Nel 1974 il finanziamento ai partiti (attraverso i gruppi parlamentari) era stato giustificato da uno scandalo di tangenti. L’abolizione del finanziamento è stato decretato, prima venti e poi, in termini praticamente definitivi quaranta anni dopo, sempre a causa dell’emergere di finanziamenti illeciti. Che proseguono, come periodicamente dobbiamo constatare in seguito alle inchieste penali.

‘Certo non si può fare politica senza risorse, come qualcuno continua a sostenere prendendo in giro l’opinione pubblica. Il tema è come si usano queste risorse e che provenienza hanno. E questo è uno dei buchi neri di questi anni di decadenza, della politica italiana e, purtroppo, del nostro stesso Paese, da tempo ormai in fondo alle graduatorie sulla crescita nell’Europa comunitari’.

Per realizzare effettivamente quella grande operazione trasparenza sul finanziamento della politica che reclamiamo da oltre 25 anni, dai tempi di Tangentopoli, serve prima di tutto una grande operazione verità.

E qui purtroppo continuiamo ad essere carenti. Moneta cattiva scaccia quella buona: è una delle regole di fondo dell’economia. La politica cattiva, ovvero corrotta, scaccia quella buona.

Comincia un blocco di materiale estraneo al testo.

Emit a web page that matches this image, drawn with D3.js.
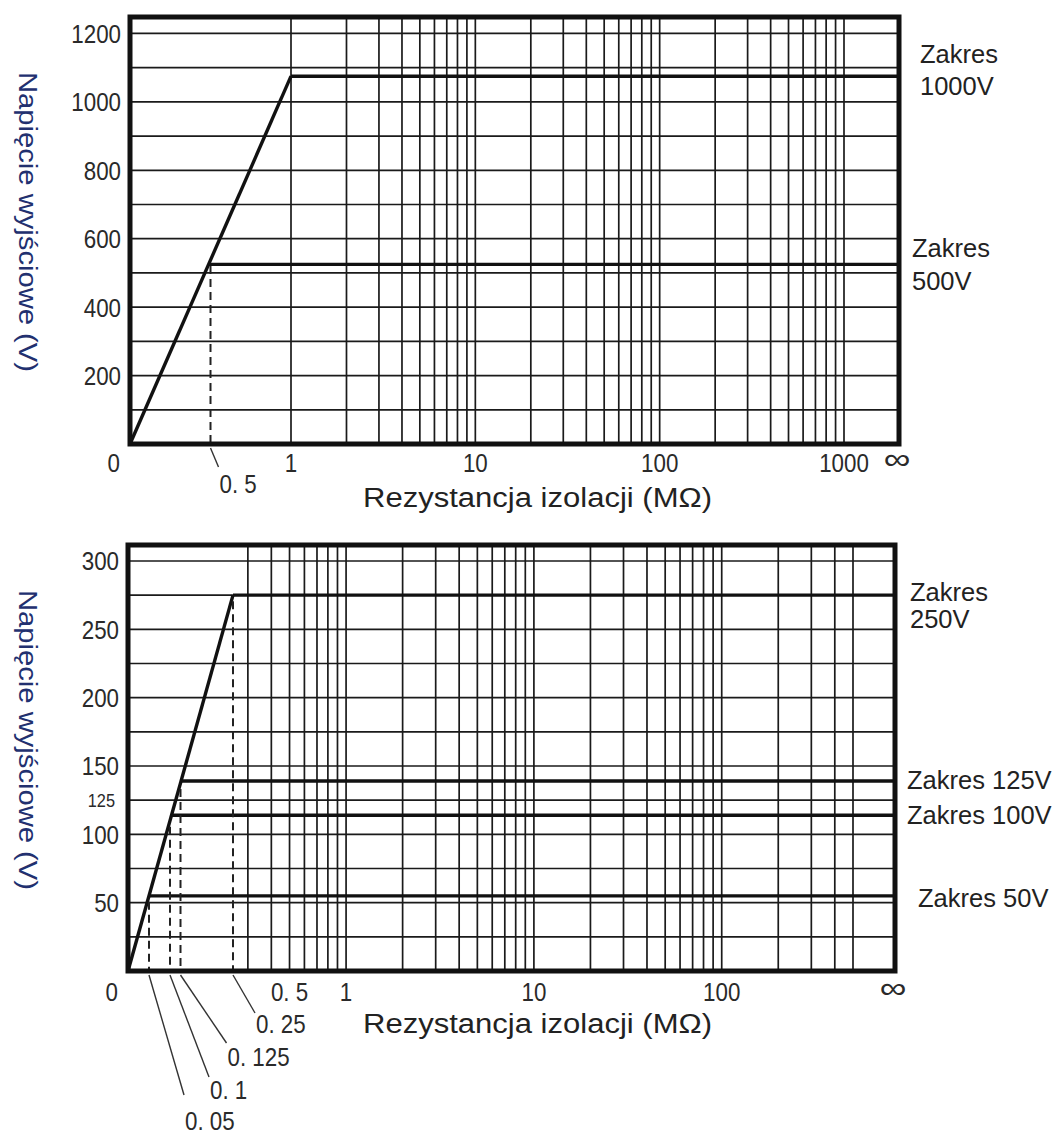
<!DOCTYPE html>
<html>
<head>
<meta charset="utf-8">
<script src="https://cdn.jsdelivr.net/npm/d3@7"></script>
<style>
body { margin: 0; background: #fff; }
text { font-family: "Liberation Sans", Arial, sans-serif; fill: #222; }
.num { font-family: "Liberation Sans", Arial, sans-serif; fill: #2a2a2a; }
</style>
</head>
<body>
<svg></svg>
<script>
// ---- top chart: 1000V / 500V ranges ----
var topYTicks = [0, 200, 400, 600, 800, 1000, 1200];
var topYGrid = [100, 200, 300, 400, 500, 600, 700, 800, 900, 1000, 1100, 1200];
var topXTicks = [0, 1, 10, 100, 1000, Infinity];
var topXTickLabels = ['0', '1', '10', '100', '1000', '∞'];
var topRangeNames = ['1000V', '500V'];
var topRangeVolts = [1075, 525];
var topRampEnd = [1, 1075];          // MΩ, V
var topKnees = [0.5];
var topKneeLabels = ['0. 5'];

// ---- bottom chart: 250V / 125V / 100V / 50V ranges ----
var botYTicks = [0, 50, 100, 150, 200, 250, 300];
var botYSmallTicks = [125];
var botYGrid = [25, 50, 75, 100, 125, 150, 175, 200, 225, 250, 275, 300];
var botXTicks = [0, 0.5, 1, 10, 100, Infinity];
var botXTickLabels = ['0', '0. 5', '1', '10', '100', '∞'];
var botRangeNames = ['250V', '125V', '100V', '50V'];
var botRangeVolts = [275, 139, 114, 55];
var botRampEnd = [0.25, 275];
var botKnees = [0.25, 0.125, 0.1, 0.05];
var botKneeLabels = ['0. 25', '0. 125', '0. 1', '0. 05'];

var yTitle = 'Napięcie wyjściowe (V)';
var xTitle = 'Rezystancja izolacji  (MΩ)';

var narrow = 0.86;   // condensed look of the digits

var svg = d3.select('svg').attr('width', 1059).attr('height', 1135);

drawChart({
  left: 130, right: 899, top: 17, bottom: 444,
  split: 1, logMax: 1000, xSplit: 291, xLogEnd: 844, vMax: 1248,
  yTicks: topYTicks, ySmall: [], yGrid: topYGrid,
  xTicks: topXTicks, xTickLabels: topXTickLabels, xTickDy: 28,
  rangeNames: topRangeNames, rangeVolts: topRangeVolts,
  rangeLayout: [{x: 920, dy: [-13, 19]}, {x: 912, dy: [-7, 26]}],
  rampEnd: topRampEnd, knees: topKnees, kneeLabels: topKneeLabels,
  leaders: [{dx: 8, dy: 23, ly: 49}],
  yTitleTop: 72, xTitleY: 507
});

drawChart({
  left: 128, right: 895, top: 545, bottom: 971,
  split: 0.25, logMax: 500, xSplit: 233, xLogEnd: 853, vMax: 311.7,
  yTicks: botYTicks, ySmall: botYSmallTicks, yGrid: botYGrid,
  xTicks: botXTicks, xTickLabels: botXTickLabels, xTickDy: 30,
  rangeNames: botRangeNames, rangeVolts: botRangeVolts,
  rangeLayout: [{x: 910, dy: [6, 33]}, {x: 907, dy: [8]}, {x: 907, dy: [9]}, {x: 918, dy: [11]}],
  rampEnd: botRampEnd, knees: botKnees, kneeLabels: botKneeLabels,
  leaders: [{dx: 22, dy: 42, ly: 62}, {dx: 46, dy: 72, ly: 95}, {dx: 39, dy: 106, ly: 128}, {dx: 35, dy: 124, ly: 159}],
  yTitleTop: 590, xTitleY: 1033
});

function place(x, y, sx) {
  return 'translate(' + [x, y] + ') scale(' + (sx || narrow) + ',1)';
}

function drawChart(c) {
  var g = svg.append('g');

  var xLin = d3.scaleLinear().domain([0, c.split]).range([c.left, c.xSplit]);
  var xLog = d3.scaleLog().domain([c.split, c.logMax]).range([c.xSplit, c.xLogEnd]);
  var x = v => v === Infinity ? c.right : (v <= c.split ? xLin(v) : xLog(v));
  var y = d3.scaleLinear().domain([0, c.vMax]).range([c.bottom, c.top]);

  // horizontal grid
  g.selectAll('.hgrid').data(c.yGrid).join('line')
    .attr('x1', c.left).attr('x2', c.right)
    .attr('y1', d => y(d)).attr('y2', d => y(d))
    .attr('stroke', '#1a1a1a').attr('stroke-width', 1.7);

  // vertical log grid
  var vg = xLog.ticks().filter(d => d >= c.split && d <= c.logMax);
  g.selectAll('.vgrid').data(vg).join('line')
    .attr('x1', d => xLog(d)).attr('x2', d => xLog(d))
    .attr('y1', c.top).attr('y2', c.bottom)
    .attr('stroke', '#1a1a1a').attr('stroke-width', 1.7);

  // ramp
  var slope = c.rampEnd[1] / c.rampEnd[0];
  g.append('line')
    .attr('x1', x(0)).attr('y1', y(0))
    .attr('x2', x(c.rampEnd[0])).attr('y2', y(c.rampEnd[1]))
    .attr('stroke', '#111').attr('stroke-width', 3.4);

  // range lines, starting on the ramp
  g.selectAll('.range').data(c.rangeVolts).join('line')
    .attr('x1', d => x(d / slope)).attr('x2', c.right)
    .attr('y1', d => y(d)).attr('y2', d => y(d))
    .attr('stroke', '#111').attr('stroke-width', 3.4);

  // dashed knee markers
  g.selectAll('.knee').data(c.knees).join('line')
    .attr('x1', d => x(d)).attr('x2', d => x(d))
    .attr('y1', d => y(d * slope) + 6).attr('y2', c.bottom)
    .attr('stroke', '#222').attr('stroke-width', 2)
    .attr('stroke-dasharray', '8,5');

  // leaders + knee labels
  c.knees.forEach(function(k, i) {
    var L = c.leaders[i];
    var x0 = x(k), y0 = c.bottom + 4;
    g.append('line')
      .attr('x1', x0).attr('y1', y0)
      .attr('x2', x0 + L.dx).attr('y2', c.bottom + L.dy)
      .attr('stroke', '#333').attr('stroke-width', 1.4);
    g.append('text').attr('class', 'num')
      .attr('transform', place(x0 + L.dx + 1, c.bottom + L.ly))
      .attr('font-size', 26)
      .text(c.kneeLabels[i]);
  });

  // frame
  g.append('rect')
    .attr('x', c.left).attr('y', c.top)
    .attr('width', c.right - c.left).attr('height', c.bottom - c.top)
    .attr('fill', 'none').attr('stroke', '#111').attr('stroke-width', 5);

  // y tick labels
  g.selectAll('.ytick').data(c.yTicks.filter(d => d > 0)).join('text')
    .attr('class', 'num')
    .attr('transform', d => place(c.left - 9, y(d)))
    .attr('dy', '0.36em')
    .attr('text-anchor', 'end').attr('font-size', 26)
    .text(d => d);
  g.selectAll('.ysmall').data(c.ySmall).join('text')
    .attr('class', 'num')
    .attr('transform', d => place(c.left - 13, y(d)))
    .attr('dy', '0.36em')
    .attr('text-anchor', 'end').attr('font-size', 19)
    .text(d => d);

  // x tick labels (∞ drawn wider, as in the print)
  g.selectAll('.xtick').data(c.xTicks).join('text')
    .attr('class', 'num')
    .attr('transform', d => d === Infinity
      ? place(c.right - 2, c.bottom + c.xTickDy - 3, 1.25)
      : place(d === 0 ? x(0) - 10 : x(d), c.bottom + c.xTickDy))
    .attr('text-anchor', d => d === 0 ? 'end' : 'middle')
    .attr('font-size', d => d === Infinity ? 30 : 26)
    .text((d, i) => c.xTickLabels[i]);

  // range labels
  c.rangeNames.forEach(function(n, i) {
    var R = c.rangeLayout[i], yy = y(c.rangeVolts[i]);
    var lines = R.dy.length > 1 ? ['Zakres', n] : ['Zakres ' + n];
    lines.forEach(function(t, j) {
      g.append('text')
        .attr('x', R.x).attr('y', yy + R.dy[j])
        .attr('font-size', 25.5)
        .text(t);
    });
  });

  // axis titles
  g.append('text')
    .attr('transform', 'translate(19,' + c.yTitleTop + ') rotate(90)')
    .attr('font-size', 26)
    .attr('textLength', 300).attr('lengthAdjust', 'spacingAndGlyphs')
    .style('fill', '#22306f')
    .text(yTitle);
  g.append('text')
    .attr('x', 363).attr('y', c.xTitleY)
    .attr('font-size', 27)
    .attr('textLength', 349).attr('lengthAdjust', 'spacingAndGlyphs')
    .text(xTitle);
}
</script>
</body>
</html>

Per questo sì, certo, serve l’azione repressiva. Ma non basta. Come non basta dare vita a movimenti che invocano o predicano la virtù, di cui si proclamano peraltro gli unici detentori. Abbiamo visto la parabola del partito di maggioranza relativa alle ultime elezioni politiche, quelle del 2018 e da allora sempre al governo. Come anni prima altre parabole dal ciclo non dissimile.

Servono due cose. Permettere ai migliori di fare politica e impostare la politica sui contenuti, sui fatti, cioè sulle politiche.

Questo comporta una responsabilità di noi elettori e cittadini. Che però forse non siamo abbastanza convinti da reclamarla con grande, grande convinzione e una forza adeguata. Che sia questa la missione oggi dei cattolici italiani?